- Classification: Protestant
- Theology: Reformed
- Polity: Congregational
- Associations: WCRC, WCC, CCC
- Origin: 1815 French Polynesia
- Branched from: London Missionary Society
- Congregations: 100
- Members: 130,000
- Ministers: 77

= Maohi Protestant Church =

The Maohi Protestant Church (Ètārētia Porotetani Māòhi; L’Église Protestante Māòhi) is a Reformed church in French Polynesia.

It is a member of the World Communion of Reformed Churches.

The first missionaries arrived in 1797. After 1815 the majority of the population identified themselves with Christianity, and formed this national Protestant church which spread from Tahiti to the four archipelagos. The official founding date of the church is 1815.

Following developments in 1863 the London Missionary Society handed its control over the church to the Paris Evangelical Missionary Society.
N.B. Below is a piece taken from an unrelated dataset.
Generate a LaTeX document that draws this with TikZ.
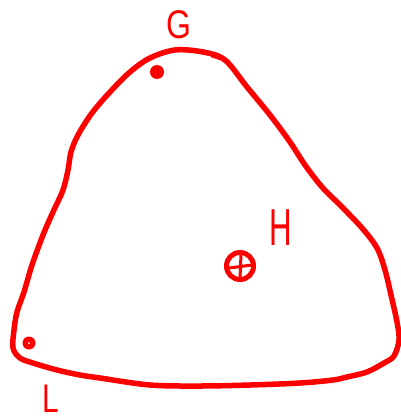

In 1962 the church become autonomous under the name of Eglise évangélique de Polynésie francaise. Except for the Marquesas Islands and Îles Tuamotu-Gambier, the Maóhi Protestant Church is the leading, predominant church in French Polynesia. It has parishes and thousands of members in New Caledonia. The church has 130,000 members and 96 congregations and 81 house fellowships. It has districts and a General assembly.